Score your NDA clauses before signing anything important. Adjust weights to match your deal context. Export results, share notes, and reduce disclosure surprises fast.
Choose severity values (0–5) for each clause area, then adjust weights (0–10) to match your deal. Higher severity and higher weight increase risk.
| Scenario | Highlights | Expected risk range |
|---|---|---|
| Vendor receives marketing lists | Broad scope, strict security, short return timeline | 55–75 (High) |
| Mutual product evaluation | Clear exclusions, reasonable term, balanced remedies | 20–45 (Low–Medium) |
| Cross-border R&D collaboration | Regulated data, unfavorable venue, long survival | 70–90 (High–Critical) |
Each clause area is scored with a severity from 0 to 5 and a weight from 0 to 10. Severity is normalized to a 0–1 scale, then multiplied by weight.
This approach makes the score comparable across deals, even when weights are customized.
An NDA is not only a legal formality; it sets daily handling rules for information. When scope is broad and definitions are vague, teams over-classify and share less, which slows delivery and increases mistakes. This calculator converts clause concerns into a repeatable severity score from 0 to 5, so reviewers can discuss risk in the same language. When multiple reviewers assess the same NDA, the shared scale reduces subjective swings and helps stakeholders approve faster with documented reasoning across product, security, and sales.

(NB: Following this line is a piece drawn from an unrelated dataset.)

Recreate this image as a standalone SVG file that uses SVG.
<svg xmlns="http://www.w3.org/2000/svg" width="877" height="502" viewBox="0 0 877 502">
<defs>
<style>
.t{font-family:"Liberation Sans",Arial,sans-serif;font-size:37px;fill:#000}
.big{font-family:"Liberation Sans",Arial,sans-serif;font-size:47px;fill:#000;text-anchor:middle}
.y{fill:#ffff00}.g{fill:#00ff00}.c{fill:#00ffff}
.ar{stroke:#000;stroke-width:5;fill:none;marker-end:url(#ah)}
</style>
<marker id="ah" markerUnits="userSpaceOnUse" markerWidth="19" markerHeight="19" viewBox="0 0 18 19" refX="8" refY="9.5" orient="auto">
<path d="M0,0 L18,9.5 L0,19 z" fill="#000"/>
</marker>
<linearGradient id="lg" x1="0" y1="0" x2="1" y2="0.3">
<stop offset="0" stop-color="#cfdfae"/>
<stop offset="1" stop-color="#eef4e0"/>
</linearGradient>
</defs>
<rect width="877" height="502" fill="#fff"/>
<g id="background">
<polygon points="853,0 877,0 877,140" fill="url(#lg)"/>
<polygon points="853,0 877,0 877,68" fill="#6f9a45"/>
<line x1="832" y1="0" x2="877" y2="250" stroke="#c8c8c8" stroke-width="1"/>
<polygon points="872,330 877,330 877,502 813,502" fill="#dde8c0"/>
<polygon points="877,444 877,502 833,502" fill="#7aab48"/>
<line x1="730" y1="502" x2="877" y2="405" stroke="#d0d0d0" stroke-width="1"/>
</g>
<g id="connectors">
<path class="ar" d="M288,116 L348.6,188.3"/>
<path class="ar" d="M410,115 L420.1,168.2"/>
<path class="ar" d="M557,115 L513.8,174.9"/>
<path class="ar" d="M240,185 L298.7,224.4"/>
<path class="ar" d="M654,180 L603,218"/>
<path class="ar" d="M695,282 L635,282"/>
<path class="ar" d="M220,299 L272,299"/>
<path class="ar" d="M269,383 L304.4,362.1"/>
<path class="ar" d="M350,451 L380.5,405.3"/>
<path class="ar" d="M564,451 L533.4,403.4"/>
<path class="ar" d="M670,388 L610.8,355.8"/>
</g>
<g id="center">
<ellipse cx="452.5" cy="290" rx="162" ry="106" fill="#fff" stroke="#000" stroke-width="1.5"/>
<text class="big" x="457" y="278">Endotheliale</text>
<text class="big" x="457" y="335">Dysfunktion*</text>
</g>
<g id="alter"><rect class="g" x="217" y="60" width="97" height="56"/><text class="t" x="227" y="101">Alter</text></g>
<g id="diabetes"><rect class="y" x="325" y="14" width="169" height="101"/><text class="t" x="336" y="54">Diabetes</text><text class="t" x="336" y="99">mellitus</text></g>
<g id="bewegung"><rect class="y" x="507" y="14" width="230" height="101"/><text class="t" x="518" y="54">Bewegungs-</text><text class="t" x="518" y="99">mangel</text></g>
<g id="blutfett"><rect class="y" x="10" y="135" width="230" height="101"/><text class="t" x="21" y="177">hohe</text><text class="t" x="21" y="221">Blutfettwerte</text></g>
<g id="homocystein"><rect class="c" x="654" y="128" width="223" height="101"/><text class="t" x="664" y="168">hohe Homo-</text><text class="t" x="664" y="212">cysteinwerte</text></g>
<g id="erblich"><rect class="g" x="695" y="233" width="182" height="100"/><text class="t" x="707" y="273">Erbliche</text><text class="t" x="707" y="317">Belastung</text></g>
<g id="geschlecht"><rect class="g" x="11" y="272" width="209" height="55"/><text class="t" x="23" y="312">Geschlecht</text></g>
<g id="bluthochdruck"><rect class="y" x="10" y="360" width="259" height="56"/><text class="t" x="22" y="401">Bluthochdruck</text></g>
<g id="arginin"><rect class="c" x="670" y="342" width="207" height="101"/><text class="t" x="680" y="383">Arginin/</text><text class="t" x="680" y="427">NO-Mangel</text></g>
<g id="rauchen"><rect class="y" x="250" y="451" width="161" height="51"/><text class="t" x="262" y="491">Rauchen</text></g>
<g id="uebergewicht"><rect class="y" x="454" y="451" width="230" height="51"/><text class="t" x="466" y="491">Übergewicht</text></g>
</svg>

Deal context changes what “risky” means. A vendor processing customer data should weight privacy and security higher than venue, while a mutual evaluation may weight permitted disclosures and exclusions. The formula normalizes severities, multiplies by weights, and outputs a 0–100 index, making results comparable across departments. Adjusting weights also highlights tradeoffs, such as accepting a longer term only if scope is narrowed.
High scores often come from a few clauses. “All information in any form” definitions, missing exclusions, and tight permissions can create operational bottlenecks. Long confidentiality terms raise tracking burden as staff and systems change. Return and destruction clauses with short timelines conflict with backups and legal holds. Remedies that presume irreparable harm can escalate disputes early, even when damages are uncertain.
Targeted edits usually reduce risk fastest. Narrow scope to named projects, data types, and channels. Add standard exclusions for public, prior-known, independently developed, and rightfully received information. Permit disclosures to affiliates, employees, contractors, auditors, and insurers under written obligations. Align security duties to “reasonable measures” tied to sensitivity and industry norms. If regulated data is included, specify standards, breach notice timing, and approved transfer methods.
A single score is useful, but drivers show where to act. Use the top-driver table to prioritize redlines and to document why exceptions were accepted. Exported reports support procurement reviews, onboarding, and renewals. Over time, teams can benchmark templates, track average scores by business unit, and shorten negotiation cycles. Many organizations set internal triggers, such as escalating scores above 75 for legal review.
The score is a weighted index from 0 to 100. It combines your severity ratings with your chosen weights to summarize overall clause risk in one number.
Rate severity by how strict the clause is versus your normal position. Consider operational friction, compliance burden, and dispute exposure. Use 0 for minimal impact and 5 for extreme impact.
Adjust weights when certain topics matter more for the deal, such as regulated data, security controls, or remedies. Weights help the score reflect business priorities without changing the scoring scale.
Not always. A high score signals greater exposure and negotiation effort. Some deals justify higher risk, but you should document mitigations, approvals, and any compensating controls.
Start negotiations with the highest drivers. Tighten definitions, expand exclusions, and fix permissions first. Then address remedies, venue, and term length to reduce dispute and compliance costs.
The CSV includes the overall score, risk level, interpretation, the top driver table, and recommended actions. The PDF mirrors those sections for sharing in reviews and negotiations.
Important Note: All the Calculators listed in this site are for educational purpose only and we do not guarentee the accuracy of results. Please do consult with other sources as well.